FAO Regional Office for Near East and North Africa

Closing of the workshop on the elaboration of a National Charter for the fight against food waste

20/09/2018

Tunis, September 20, 2018: As part of the UN Food and Agriculture Organization’s (FAO) project to reduce food losses and waste and as the outcome of a workshop for the elaboration of a National Charter for the fight against food waste, organized in Hammamet on 18 and 19 September, 2018, FAO congratulated Tunisia on its commitment to the fight against hunger through curbing food waste.

Representing FAO, Ms. Raoudha Khaldi, the national project expert, said: "We are proud of the cooperation with the National Institute of Consumption (INC) partner associated with this project and more particularly the initiative to formulate a National Charter to fight against food waste. This initiative reflects the concrete commitment of partners and stakeholders, both public and private, organizations and associations of civil society in Tunisia to deal with food waste, one of the biggest challenges to achieving the SDGs Sustainable Development Goals and more specifically Goal 2 on the eradication of hunger.”

Through this national charter, the FAO project aims to initiate good practices with national standards that would be able to become an example or model to follow at the level of other value chains in Tunisia as well as in other countries. In her speech, Ms. Raoudha Khaldi said that the organization of this workshop, in partnership with the Ministry of Agriculture, Water Resources and Fisheries, the Ministries of Industry, Trade and Environment, concerned chambers and university restaurants, was a crucial step in the formulation of this national charter. The charter will be signed in March, 2019, as part of the forthcoming Regional Congress organized by FAO to announce the results of FAO's global project to combat food losses and waste. The project, "Reducing Food Loss and Waste and Developing Value Chains for Food Security in Egypt and Tunisia", is being implemented in the Near East and North Africa region.

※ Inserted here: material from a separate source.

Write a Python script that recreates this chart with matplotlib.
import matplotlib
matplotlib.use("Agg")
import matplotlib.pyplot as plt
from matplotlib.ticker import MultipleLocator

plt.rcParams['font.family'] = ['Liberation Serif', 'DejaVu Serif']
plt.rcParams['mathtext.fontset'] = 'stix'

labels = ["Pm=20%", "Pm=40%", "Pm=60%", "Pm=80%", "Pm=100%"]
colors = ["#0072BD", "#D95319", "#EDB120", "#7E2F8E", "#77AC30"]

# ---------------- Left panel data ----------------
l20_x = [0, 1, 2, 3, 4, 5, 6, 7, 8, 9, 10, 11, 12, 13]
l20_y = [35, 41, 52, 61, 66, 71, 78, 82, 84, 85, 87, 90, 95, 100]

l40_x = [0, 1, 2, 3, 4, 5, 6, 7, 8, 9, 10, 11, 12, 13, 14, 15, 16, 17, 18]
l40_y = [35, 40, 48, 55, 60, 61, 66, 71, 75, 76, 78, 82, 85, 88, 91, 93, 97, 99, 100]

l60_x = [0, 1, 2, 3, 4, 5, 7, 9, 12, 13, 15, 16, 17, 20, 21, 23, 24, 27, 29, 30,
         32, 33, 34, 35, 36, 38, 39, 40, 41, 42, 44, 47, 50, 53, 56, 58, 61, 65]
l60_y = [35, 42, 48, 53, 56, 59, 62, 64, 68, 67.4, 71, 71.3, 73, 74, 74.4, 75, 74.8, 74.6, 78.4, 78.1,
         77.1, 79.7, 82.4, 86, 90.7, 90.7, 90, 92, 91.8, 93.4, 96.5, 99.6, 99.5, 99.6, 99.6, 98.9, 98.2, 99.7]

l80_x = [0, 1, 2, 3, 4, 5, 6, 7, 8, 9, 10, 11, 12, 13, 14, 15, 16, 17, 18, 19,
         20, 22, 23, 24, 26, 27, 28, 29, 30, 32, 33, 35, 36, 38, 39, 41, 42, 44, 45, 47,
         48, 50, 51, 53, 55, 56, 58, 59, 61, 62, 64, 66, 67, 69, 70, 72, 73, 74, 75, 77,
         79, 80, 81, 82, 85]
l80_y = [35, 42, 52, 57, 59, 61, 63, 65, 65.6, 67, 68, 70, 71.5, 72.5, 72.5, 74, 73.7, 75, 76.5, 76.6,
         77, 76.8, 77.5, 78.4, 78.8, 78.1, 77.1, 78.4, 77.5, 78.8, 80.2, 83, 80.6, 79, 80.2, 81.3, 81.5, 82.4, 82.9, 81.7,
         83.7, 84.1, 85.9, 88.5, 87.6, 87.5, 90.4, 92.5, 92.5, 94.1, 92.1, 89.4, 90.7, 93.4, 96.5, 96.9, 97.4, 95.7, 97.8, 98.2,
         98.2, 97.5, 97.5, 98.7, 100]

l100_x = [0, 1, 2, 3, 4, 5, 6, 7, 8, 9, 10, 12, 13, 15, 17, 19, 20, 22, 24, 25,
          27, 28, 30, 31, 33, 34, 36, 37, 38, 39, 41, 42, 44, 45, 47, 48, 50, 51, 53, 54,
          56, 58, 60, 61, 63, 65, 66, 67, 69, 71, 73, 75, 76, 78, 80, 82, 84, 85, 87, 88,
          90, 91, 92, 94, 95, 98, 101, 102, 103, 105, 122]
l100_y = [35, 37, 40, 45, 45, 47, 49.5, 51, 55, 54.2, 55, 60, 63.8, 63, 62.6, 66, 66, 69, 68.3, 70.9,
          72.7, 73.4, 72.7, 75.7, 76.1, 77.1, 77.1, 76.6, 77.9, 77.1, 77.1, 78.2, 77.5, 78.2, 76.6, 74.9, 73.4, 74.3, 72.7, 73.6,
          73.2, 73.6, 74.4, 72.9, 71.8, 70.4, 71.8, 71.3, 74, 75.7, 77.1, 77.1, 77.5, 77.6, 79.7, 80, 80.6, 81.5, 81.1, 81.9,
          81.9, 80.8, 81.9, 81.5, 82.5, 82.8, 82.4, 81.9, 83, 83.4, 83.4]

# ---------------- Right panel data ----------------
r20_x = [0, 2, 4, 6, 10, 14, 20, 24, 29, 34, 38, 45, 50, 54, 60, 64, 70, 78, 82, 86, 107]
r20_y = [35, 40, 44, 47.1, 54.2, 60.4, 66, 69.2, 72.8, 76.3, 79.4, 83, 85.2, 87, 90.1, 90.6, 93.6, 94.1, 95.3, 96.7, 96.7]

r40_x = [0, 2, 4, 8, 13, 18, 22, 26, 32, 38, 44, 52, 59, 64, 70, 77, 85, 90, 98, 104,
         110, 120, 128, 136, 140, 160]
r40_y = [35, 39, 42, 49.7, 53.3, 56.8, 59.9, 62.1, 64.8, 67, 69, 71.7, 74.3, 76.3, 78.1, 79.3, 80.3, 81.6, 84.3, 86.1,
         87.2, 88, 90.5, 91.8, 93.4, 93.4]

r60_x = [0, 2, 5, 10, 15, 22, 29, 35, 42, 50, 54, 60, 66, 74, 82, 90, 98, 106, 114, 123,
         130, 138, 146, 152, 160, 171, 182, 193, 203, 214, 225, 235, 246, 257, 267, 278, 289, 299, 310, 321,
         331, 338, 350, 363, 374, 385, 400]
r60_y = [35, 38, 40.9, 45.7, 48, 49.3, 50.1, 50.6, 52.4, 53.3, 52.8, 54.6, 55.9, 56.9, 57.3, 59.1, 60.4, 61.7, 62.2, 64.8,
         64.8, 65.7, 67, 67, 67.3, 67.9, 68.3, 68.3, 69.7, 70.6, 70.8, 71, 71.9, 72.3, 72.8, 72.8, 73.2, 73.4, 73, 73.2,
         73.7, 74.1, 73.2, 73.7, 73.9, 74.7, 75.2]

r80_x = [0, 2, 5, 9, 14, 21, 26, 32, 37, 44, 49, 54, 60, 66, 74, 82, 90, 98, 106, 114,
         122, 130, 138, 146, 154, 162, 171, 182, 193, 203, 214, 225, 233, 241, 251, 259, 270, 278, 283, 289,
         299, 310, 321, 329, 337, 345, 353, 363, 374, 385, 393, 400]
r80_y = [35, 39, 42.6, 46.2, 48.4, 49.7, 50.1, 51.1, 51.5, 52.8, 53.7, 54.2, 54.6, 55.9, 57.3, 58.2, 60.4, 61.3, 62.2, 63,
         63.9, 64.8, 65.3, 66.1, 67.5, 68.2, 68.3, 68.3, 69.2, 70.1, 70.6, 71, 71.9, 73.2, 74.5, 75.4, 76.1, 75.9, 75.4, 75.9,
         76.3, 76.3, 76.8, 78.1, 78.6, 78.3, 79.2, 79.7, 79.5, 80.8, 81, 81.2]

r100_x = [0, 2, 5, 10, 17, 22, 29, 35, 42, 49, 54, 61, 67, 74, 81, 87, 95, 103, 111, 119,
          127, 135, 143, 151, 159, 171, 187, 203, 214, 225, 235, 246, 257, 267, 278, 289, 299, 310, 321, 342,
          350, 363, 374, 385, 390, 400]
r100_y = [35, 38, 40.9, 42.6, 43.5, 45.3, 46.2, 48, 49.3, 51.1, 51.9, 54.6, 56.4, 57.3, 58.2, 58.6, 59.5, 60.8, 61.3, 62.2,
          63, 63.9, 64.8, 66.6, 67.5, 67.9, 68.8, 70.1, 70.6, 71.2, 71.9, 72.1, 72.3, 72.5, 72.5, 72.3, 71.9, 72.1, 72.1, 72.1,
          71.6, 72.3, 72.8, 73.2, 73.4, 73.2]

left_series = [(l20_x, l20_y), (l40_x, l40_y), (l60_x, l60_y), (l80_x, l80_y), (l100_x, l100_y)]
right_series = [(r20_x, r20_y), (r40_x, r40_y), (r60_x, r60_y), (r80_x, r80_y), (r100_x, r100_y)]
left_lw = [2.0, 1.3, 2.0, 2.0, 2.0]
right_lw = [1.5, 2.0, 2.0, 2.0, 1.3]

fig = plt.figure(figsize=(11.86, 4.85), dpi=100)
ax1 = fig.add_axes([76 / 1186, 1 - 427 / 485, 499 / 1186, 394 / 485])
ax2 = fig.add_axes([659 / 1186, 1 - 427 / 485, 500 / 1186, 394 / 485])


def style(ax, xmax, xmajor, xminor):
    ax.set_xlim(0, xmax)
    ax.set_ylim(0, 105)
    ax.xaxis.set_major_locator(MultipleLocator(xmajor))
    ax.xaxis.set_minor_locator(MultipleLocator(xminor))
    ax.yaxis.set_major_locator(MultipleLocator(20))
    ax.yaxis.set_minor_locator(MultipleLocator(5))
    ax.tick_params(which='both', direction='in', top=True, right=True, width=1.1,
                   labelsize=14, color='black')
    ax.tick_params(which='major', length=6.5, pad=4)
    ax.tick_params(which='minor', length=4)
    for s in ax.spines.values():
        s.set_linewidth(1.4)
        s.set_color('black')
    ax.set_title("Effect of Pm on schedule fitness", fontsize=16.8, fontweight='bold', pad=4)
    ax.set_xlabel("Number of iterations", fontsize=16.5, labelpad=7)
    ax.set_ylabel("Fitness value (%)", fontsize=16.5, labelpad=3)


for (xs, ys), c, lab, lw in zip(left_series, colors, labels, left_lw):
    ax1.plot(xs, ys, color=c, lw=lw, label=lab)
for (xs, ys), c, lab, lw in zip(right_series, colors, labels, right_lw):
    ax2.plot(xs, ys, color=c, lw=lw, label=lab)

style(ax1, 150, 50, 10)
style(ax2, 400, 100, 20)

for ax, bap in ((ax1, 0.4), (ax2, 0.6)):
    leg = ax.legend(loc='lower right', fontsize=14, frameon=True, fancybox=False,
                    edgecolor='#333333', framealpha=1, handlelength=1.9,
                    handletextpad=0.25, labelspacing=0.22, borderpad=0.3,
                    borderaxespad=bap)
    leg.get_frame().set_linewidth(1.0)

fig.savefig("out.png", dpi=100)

The project was launched by FAO in 2016 following a study that highlighted the strategic priorities at the level of the two countries where an analysis of the causes of food waste was carried out for grapes and tomatoes in Egypt and for dairy products and cereals in Tunisia. The starting point of the project was the alarming statistical data on the proportion of food waste, which amounted to about 200kg per person per year. The objectives of the project are to improve food security (quantitatively and qualitatively), to improve the level of incomes of farmers and small entrepreneurs, and the purchasing power of consumers, and finally to reduce the negative impact of food losses and waste on natural resources management.